After the briefest of set ups, you are blindfolded before being dropped off in the middle of a supposedly haunted forest by what I can only assume are your absolutely douchebag ‘friends’. Armed with nothing more than a candle and a handful of matches, the aim is to survive from midnight through to dawn at 6am. Of course, that ‘supposedly’ haunted forest turns out to be an ‘extremely’ haunted forest, leaving you to fight for survival against a collection of super spooky little kid ghosts (surely the worst kind of ghosts).


Well, I say “fight”, but in reality, it’s more about surviving. You can’t attack the collection of brilliantly designed ghost children that you’ll come across during your 6 hours in the wood, instead, you are provided with a collection clues that inform you how to survive each encounter. Some are pretty obvious (run away is about as obvious as you can get), while others are more obscure and will likely lead to at least a few deaths before you figure out the best approach.

Essentially split into 6 stages (1 stage per hour of game time), you’ll come across a handful of ghosts each hour as you explore the impressively eerie forest. The location itself remains the same across the 6 hours of game time, but with a great sense of place and unnervingly tense atmosphere throughout, I never tired of this clichéd but undoubtedly effective setting.

Sadly, the same can’t be said of its mechanics.

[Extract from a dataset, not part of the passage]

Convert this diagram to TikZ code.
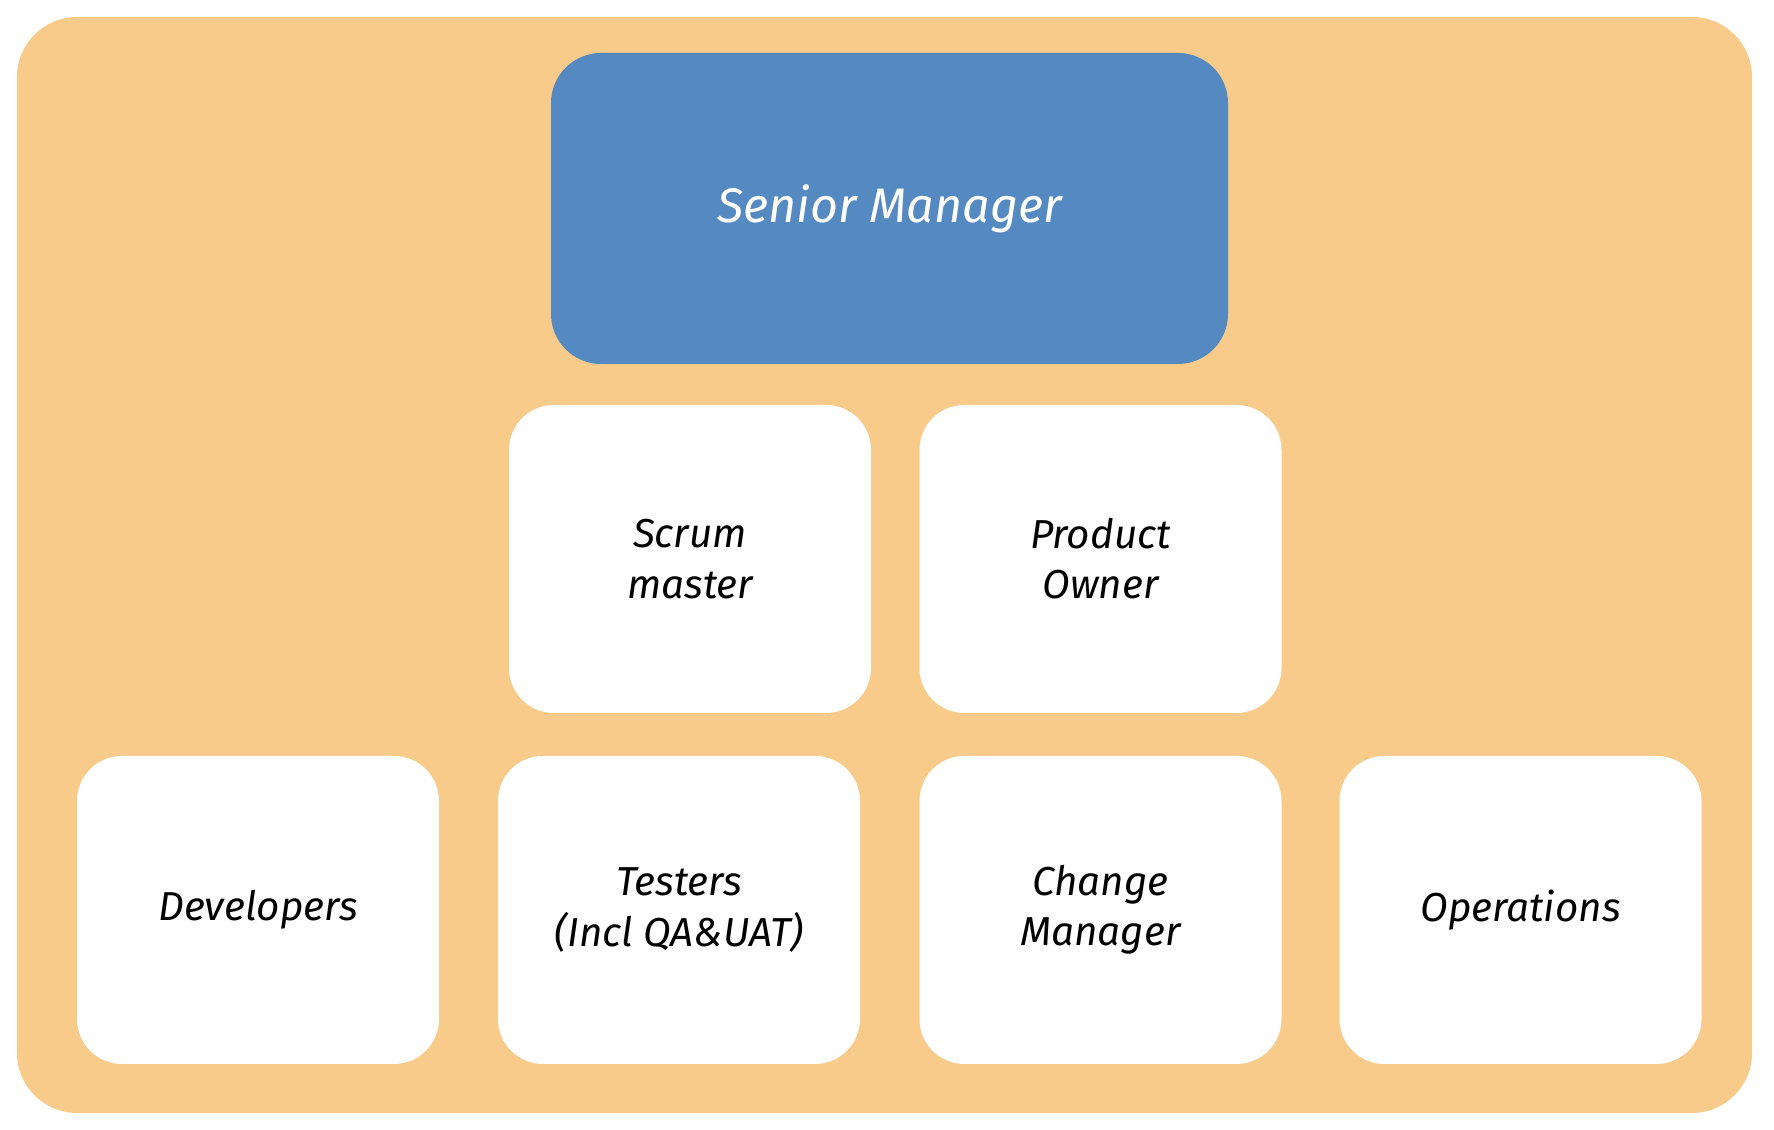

Initially, Wick is an unbelievably tense and often very scary experience. Yes, it is somewhat reliant upon jump scares, but for the first few hours, they are extremely effective. The problem is, once you figure out the trick behind each type of ghost and tire of the continuous jump scares, everything starts to become a tad too mechanical. A few hours in, I found myself simply going through the motions, and with the scares diluted at this point, the extremely basic mechanics subsequent leave you with a rather uneventful and somewhat repetitive walking simulator. There are a few collectibles that help to flesh out the games’ lore, but it’s not enough to keep Wick interesting beyond the brilliant first few hours.


It’s a short game whichever way you look at it, but I only genuinely enjoyed Wick for the first few hours. Saying that, it’s not especially expensive, and while it does fall off around the midway point, the first few hours really are incredibly tense and extremely effective. It’s a shame that the game doesn’t provide enough in the way of unique scares or mechanics to keep it fresh for longer, but even when the game does run out of steam, it never devolves into a boring or unenjoyable experience – it just becomes a tad flat.

When Wick is good, it’s really good. The atmosphere is tense and the setting sufficiently spooky. Yes, it’s all a tad clichéd, but it works, and for the first few hours at least, is as scary as just about anything this generation. Problem is, that sense of tension is somewhat fleeting. After a few hours, the jump scares begin to lose their effectiveness and the games’ limited scope and basic mechanics become more of an issue. It’s still a decent shout for fans of the genre and certainly fun for the first few hours, but there is no getting around the fact that the scares (and fun) are decidedly short-lived.